In a statement Thursday, Raleigh Police Chief Harry Dolan said: "William will be remembered by all who had the privilege to know him for his cheerful nature and for the heroism and dignity he displayed in the face of extreme adversity. We will forever cherish the honor of having him among our ranks."
The Raleigh Police Department said Bunn would be buried with full police honors. The funeral is set for Saturday July 3.
ABC11 Eyewitness News Anchor Barbara Gibbs spoke to the Bunn family in April about a 5K charity run for William. The Bunn Fun Run and Walk for neuroblastoma research and the William Bunn Fund was held on May 1.
William, a first-grader at Douglas Elementary, was diagnosed with neuroblastoma in 2007 at the age of five and had undergone two bone marrow transplants and numerous surgeries during his treatment.
"William is amazing he would come in every morning just full of energy and he has this eagerness to learn," first grade teacher Heather Starritt said.
Neuroblastoma is a cancer that develops from nerve cells found in several areas of the body. It usually arises in and around the adrenal glands, which have similar origins to nerve cells and sit atop the kidneys.
However, neuroblastoma can also develop in other areas of the abdomen and in the chest, neck and pelvis, where groups of nerve cells exist. Neuroblastoma most commonly affects children age 5 or younger and is the most common cancer in babies. About 650 children are diagnosed with Neuroblastoma each year in the United States according to the American Cancer Society.
For more information about this cancer, click here.
During William's treatment, the cancer went into remission for eight months, but recently returned. The 8-year-old spent the last part of his life at home under the care of his parents with the assistance of a hospice nurse.

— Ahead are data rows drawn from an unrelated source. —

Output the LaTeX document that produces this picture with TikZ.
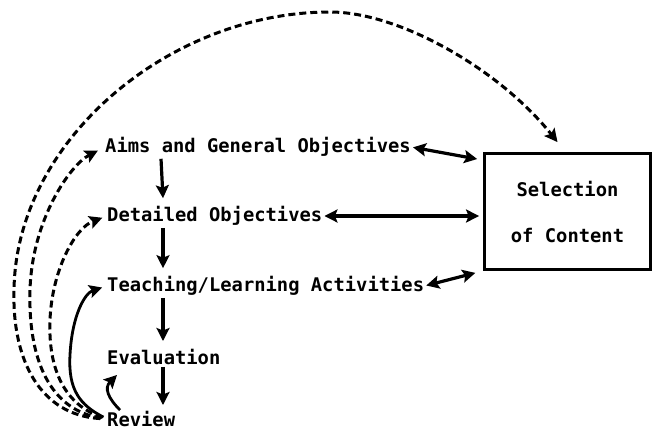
\documentclass[tikz,border=0pt]{standalone}
\usepackage{fontspec}
\newfontfamily\printfont{DejaVu Sans Mono}
\usetikzlibrary{arrows.meta}
\begin{document}
\begin{tikzpicture}[x=1pt,y=-1pt,
  label/.style={inner xsep=0pt,inner ysep=2pt,anchor=west,font=\printfont\bfseries\fontsize{18.8}{22}\selectfont},
  tip/.style={-{Stealth[length=13pt,width=13pt,inset=2.5pt]}},
  flow/.style={line width=3.2pt,tip},
  both/.style={line width=3.2pt,{Stealth[length=13pt,width=13pt,inset=2.5pt]}-{Stealth[length=13pt,width=13pt,inset=2.5pt]}},
  loop/.style={line width=3pt,dash pattern=on 7pt off 4pt,tip},
  back/.style={line width=2.8pt,tip}]
\useasboundingbox (0,0) rectangle (653,430);

% stages of the cycle
\node[label] (aims)  at (105,147) {Aims and General Objectives};
\node[label] (det)   at (107,216) {Detailed Objectives};
\node[label] (teach) at (107,286) {Teaching/Learning Activities};
\node[label] (eval)  at (107,357) {Evaluation};
\node[label] (rev)   at (107,419) {Review};

% content box
\node[draw,line width=2.8pt,minimum width=166pt,minimum height=116pt,align=center,
      font=\printfont\bfseries\fontsize{18.8}{22}\selectfont] (sel) at (567.5,211.5)
      {Selection\\[24pt]of Content};

% downward flow
\draw[flow] ([xshift=56pt]aims.south west) -- ([xshift=56pt,yshift=6pt]det.north west);
\draw[flow] ([xshift=56pt]det.south west) -- ([xshift=56pt,yshift=6pt]teach.north west);
\draw[flow] ([xshift=56pt]teach.south west) -- ([xshift=56pt,yshift=6pt]eval.north west);
\draw[flow] ([xshift=56pt]eval.south west) -- ([xshift=56pt,yshift=4pt]rev.north west);

% links with the content box
\draw[both,shorten <=2pt,shorten >=6pt] (aims.east) -- ([yshift=-8pt]sel.north west);
\draw[both,shorten <=2pt,shorten >=4pt] (det.east) -- (det.east -| sel.west);
\draw[both,shorten <=2pt,shorten >=8pt] (teach.east) -- (sel.south west);

% review loops back
\draw[loop,shorten <=7pt] (rev.west) .. controls (40,415) and (12,360) .. (14,290)
  .. controls (16,140) and (170,12) .. (330,12)
  .. controls (400,12) and (500,70) .. ([shift={(-10,-10)}]sel.north);
\draw[loop,shorten <=6pt,shorten >=8pt] (rev.west) .. controls (50,410) and (28,360) .. (30,290)
  .. controls (32,220) and (70,165) .. (aims.west);
\draw[loop,shorten <=5pt,shorten >=5pt] (rev.west) .. controls (65,405) and (48,370) .. (50,320)
  .. controls (52,270) and (75,228) .. (det.west);
\draw[back,shorten <=4pt,shorten >=5pt] (rev.west) .. controls (80,405) and (68,390) .. (70,355)
  .. controls (72,315) and (85,293) .. (teach.west);
\draw[back] ([xshift=13pt,yshift=-1pt]rev.north west) .. controls (108,398) and (104,388)
  .. ([xshift=10pt,yshift=-8pt]eval.south west);
\end{tikzpicture}
\end{document}
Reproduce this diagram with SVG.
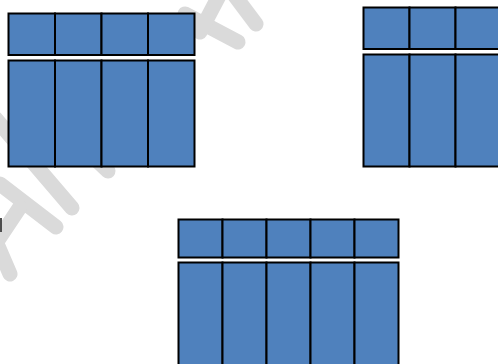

The family will receive friends on Friday, July 2 from 6 p.m. to 9 p.m. at New Hope Baptist Church, 4301 Louisburg Road in Raleigh. Funeral services will be held at New Hope Baptist Church on Saturday, July 3 at 11 a.m. After the service, William will be laid to rest at Raleigh Memorial Park, 7501 Glenwood Avenue, Raleigh. Funeral arrangements for William are being handled by Brown-Wynne Funeral Homes.In lieu of flowers, memorials may be made to the V Foundation for Cancer Research, St. Baldrick's Foundation, and neuroblastoma research.